Более указаний на погребение в ладье, вообще на погребальный обряд былины не содержат. Попытка Ф.И. Буслаева толковать, как таковое, записанное Владимиром Далем предание о Добрыне и Илье, уплывших в Окиян-море, «о котором до того и слыхом не слыхать было», на Соколе-корабле, любопытна, но не очень убедительна. Мотив эпического героя, покидающего мир людей на ладье, очень распространен. Так было с Артуром, Вейнемейненом, Зигфридом.
Вернемся к самой былине. Следует подчеркнуть, что обряд, по которому хоронили Потыка с его невестой, ни в каком из вариантов не описан как измышление колдуньи-иноземки. Этот обряд совершают русские, киевские люди по указанию русского, киевского богатыря. Единственное, что вызывает у киевлян недоумение, – опять-таки обет заживо идти в могилу за супругом, этой колдуньей как раз и предложенный. Из этого можем заключить, что сам по себе, за исключением поставленного Авдотьей условия, в глазах создателей былин это был свой, русский обряд. То, что в других былинах про него не упоминается, достаточно ясно – только в этой былине погребение является частью сюжета, только здесь оно и упомянуто, здесь и описано.
Итак, в былине «Михайло Потык» описано два способа погребения – захоронение в деревянном срубе и погребение в ладье. Оба они имеют явственно дохристианский характер. Разумеется, подобные сюжеты не могли сложиться в христианской среде, как не могли продолжаться погребения в срубе с женами и конями в Киеве после 988 года. Датирующее значение данного мотива было отмечено еще Р.С. Липец и М.Г. Рабиновичем в 1960 году.

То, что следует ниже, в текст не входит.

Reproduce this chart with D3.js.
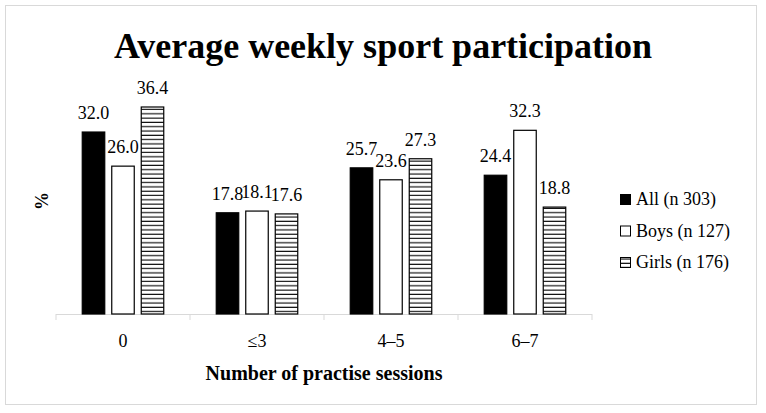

Разумеется, этими мрачными темами – головой-трофеем, ритуальными самоубийствами и погребальным обрядом – примеры дохристианской древности в былинах не исчерпываются. Не менее ярким датирующим мотивом является архаичный образ священного правителя, в былинах конкретизирующийся в фигуре Владимира Красно Солнышко. От вех мрачных, словно могильные курганы и увенчанные черепами жертв столбы оград древних святилищ – дальше, в глубь веков, туда, где сияет солнечным светом титул владыки былинной Руси, красота и мудрость его супруги.